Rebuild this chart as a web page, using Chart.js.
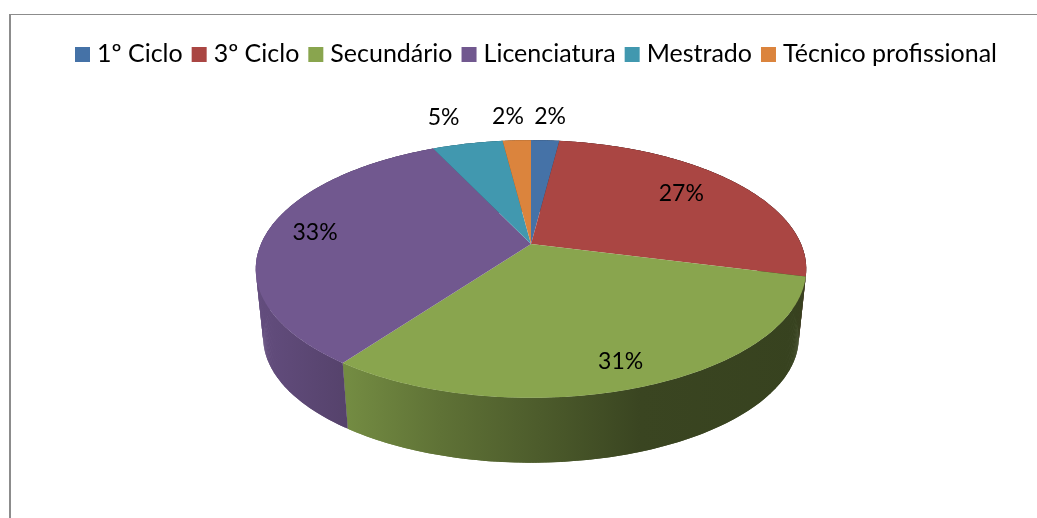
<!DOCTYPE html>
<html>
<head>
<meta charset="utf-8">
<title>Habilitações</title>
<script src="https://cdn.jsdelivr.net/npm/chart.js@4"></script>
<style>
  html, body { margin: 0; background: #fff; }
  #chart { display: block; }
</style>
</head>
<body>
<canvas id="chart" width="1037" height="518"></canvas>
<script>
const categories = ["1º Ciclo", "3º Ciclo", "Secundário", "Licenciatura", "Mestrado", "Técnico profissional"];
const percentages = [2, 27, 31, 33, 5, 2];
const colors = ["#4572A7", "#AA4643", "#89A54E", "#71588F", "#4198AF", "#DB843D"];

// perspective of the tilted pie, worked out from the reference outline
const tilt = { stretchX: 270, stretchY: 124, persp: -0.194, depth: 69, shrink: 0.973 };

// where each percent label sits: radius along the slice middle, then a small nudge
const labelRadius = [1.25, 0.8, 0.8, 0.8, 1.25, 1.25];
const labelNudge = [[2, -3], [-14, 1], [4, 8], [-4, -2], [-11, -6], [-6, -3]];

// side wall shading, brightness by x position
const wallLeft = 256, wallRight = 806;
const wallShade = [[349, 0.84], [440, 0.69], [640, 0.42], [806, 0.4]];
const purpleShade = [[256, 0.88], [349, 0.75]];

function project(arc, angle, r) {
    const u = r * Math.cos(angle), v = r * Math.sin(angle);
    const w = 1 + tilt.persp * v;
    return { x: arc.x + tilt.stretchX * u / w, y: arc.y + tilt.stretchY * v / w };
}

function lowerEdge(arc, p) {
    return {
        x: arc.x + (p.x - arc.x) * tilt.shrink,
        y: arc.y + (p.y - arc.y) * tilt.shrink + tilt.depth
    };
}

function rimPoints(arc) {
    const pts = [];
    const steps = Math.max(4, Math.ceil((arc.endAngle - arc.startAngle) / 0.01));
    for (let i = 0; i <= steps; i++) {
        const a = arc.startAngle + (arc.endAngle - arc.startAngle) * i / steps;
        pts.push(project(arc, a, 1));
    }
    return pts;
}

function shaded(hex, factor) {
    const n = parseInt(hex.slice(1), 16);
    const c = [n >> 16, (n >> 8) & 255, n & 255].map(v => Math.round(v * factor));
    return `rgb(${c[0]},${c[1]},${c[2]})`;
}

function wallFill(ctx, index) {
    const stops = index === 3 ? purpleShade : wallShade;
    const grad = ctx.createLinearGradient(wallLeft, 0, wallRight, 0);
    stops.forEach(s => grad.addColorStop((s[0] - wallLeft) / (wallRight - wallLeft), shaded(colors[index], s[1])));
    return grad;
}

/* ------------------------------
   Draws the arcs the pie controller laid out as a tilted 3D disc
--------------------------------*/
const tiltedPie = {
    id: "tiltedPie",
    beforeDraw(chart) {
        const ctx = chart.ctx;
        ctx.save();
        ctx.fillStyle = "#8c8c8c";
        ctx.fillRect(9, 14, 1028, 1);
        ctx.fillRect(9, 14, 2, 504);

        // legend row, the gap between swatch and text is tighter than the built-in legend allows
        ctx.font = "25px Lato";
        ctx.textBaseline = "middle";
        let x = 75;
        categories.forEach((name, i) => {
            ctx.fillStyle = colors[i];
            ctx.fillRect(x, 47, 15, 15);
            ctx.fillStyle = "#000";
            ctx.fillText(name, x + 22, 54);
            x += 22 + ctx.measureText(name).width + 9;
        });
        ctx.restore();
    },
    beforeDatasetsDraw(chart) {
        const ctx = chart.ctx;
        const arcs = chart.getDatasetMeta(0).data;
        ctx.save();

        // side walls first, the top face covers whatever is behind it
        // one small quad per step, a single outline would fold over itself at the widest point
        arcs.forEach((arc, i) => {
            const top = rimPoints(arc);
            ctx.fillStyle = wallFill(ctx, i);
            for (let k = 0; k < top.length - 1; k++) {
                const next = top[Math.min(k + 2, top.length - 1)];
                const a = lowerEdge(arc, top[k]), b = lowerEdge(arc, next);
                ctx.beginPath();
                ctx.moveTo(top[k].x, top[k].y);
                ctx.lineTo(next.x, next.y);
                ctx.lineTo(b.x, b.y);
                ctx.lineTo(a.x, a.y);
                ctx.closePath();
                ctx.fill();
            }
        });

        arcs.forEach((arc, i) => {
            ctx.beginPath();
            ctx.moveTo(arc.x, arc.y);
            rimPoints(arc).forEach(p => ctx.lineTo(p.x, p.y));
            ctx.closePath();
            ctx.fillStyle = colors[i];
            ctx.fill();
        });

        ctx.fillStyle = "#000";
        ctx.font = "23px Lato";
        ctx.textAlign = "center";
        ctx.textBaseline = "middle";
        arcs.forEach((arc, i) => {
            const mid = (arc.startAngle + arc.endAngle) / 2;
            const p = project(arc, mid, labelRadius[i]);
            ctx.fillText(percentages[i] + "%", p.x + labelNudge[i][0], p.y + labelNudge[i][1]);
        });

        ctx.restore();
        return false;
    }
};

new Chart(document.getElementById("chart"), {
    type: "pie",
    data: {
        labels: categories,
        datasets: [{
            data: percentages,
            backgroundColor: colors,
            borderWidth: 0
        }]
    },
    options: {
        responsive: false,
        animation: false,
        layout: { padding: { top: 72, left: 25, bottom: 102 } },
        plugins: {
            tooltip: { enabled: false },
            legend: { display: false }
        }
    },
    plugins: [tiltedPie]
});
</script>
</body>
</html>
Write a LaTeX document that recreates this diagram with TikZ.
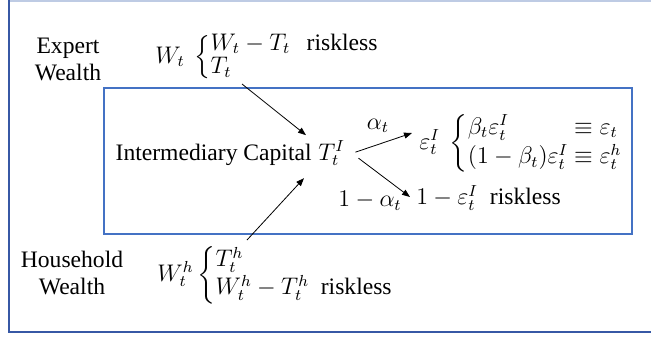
========================================
WHAT TO PRODUCE:
Using the material above, report each line where "chart" occurs.

SOLUTION TO THIS PROBLEM:
Rebuild this chart as a web page, using Chart.js.
<script src="https://cdn.jsdelivr.net/npm/chart.js@4"></script>
  #chart { display: block; }
<canvas id="chart" width="1037" height="518"></canvas>
    beforeDraw(chart) {
        const ctx = chart.ctx;
    beforeDatasetsDraw(chart) {
        const ctx = chart.ctx;
        const arcs = chart.getDatasetMeta(0).data;
new Chart(document.getElementById("chart"), {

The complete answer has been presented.